======== The input ========

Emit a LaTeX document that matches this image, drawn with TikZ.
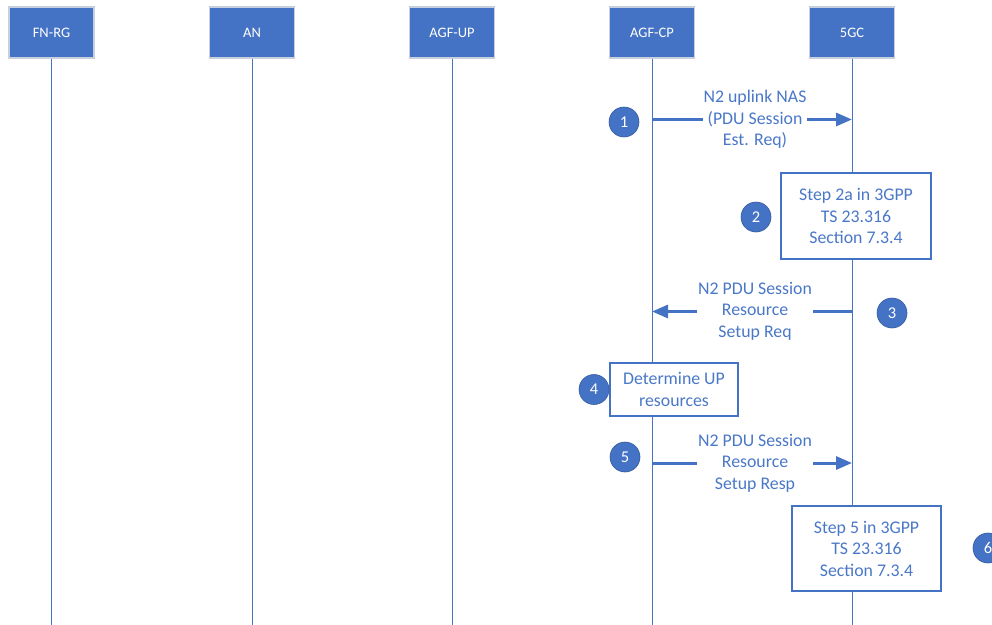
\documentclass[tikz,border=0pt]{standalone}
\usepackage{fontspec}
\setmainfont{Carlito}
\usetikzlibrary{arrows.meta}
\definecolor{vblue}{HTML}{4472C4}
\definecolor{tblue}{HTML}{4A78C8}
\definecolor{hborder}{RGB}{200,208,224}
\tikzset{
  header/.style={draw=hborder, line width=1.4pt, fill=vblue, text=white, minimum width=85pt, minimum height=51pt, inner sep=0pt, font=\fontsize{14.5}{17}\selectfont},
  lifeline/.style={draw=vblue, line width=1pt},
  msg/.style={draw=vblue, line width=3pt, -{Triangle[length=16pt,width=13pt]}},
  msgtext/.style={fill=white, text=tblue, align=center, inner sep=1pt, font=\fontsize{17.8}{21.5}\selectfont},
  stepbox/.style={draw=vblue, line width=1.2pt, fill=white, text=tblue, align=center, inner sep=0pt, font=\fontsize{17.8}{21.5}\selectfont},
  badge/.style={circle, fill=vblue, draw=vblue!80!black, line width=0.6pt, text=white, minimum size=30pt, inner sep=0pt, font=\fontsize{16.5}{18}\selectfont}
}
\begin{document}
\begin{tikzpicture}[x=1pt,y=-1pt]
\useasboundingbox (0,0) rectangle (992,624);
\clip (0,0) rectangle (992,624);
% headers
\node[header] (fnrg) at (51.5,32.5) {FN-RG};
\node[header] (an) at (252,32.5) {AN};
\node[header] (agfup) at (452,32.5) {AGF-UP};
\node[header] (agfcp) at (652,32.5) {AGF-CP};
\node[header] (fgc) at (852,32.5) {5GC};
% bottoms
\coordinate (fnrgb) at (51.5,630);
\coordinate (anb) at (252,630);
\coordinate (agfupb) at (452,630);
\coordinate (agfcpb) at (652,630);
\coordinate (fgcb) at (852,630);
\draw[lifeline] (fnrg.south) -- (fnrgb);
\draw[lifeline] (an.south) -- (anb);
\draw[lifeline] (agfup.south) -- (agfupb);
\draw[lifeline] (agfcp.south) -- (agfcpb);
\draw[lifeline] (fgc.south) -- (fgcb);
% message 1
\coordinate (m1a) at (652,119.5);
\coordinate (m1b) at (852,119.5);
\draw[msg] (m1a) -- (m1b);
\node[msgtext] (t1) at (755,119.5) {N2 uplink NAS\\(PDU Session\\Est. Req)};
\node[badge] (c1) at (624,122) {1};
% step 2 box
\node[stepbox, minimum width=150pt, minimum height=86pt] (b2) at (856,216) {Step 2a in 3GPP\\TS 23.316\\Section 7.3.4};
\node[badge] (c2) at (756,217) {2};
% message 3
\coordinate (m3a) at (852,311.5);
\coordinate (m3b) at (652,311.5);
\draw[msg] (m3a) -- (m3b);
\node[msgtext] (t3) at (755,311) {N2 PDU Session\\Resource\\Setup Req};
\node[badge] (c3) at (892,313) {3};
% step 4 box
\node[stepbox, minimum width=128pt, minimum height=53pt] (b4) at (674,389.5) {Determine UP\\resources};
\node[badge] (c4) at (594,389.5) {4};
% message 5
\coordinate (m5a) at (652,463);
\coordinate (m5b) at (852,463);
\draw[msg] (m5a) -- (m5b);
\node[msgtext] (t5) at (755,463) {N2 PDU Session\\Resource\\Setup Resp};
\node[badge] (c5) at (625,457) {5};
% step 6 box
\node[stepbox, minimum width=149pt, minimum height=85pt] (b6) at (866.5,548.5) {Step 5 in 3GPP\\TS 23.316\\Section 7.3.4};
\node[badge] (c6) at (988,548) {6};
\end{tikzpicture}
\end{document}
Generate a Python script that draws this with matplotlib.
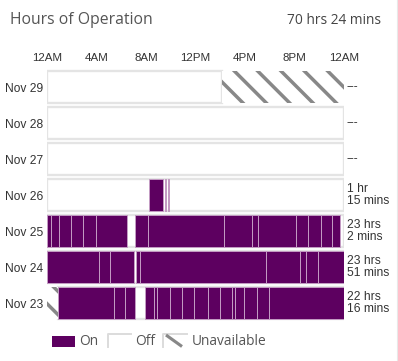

========

What you will do ->
Of the lines above, how many include the word "this"? Reply with the number alone.

Full answer ->
2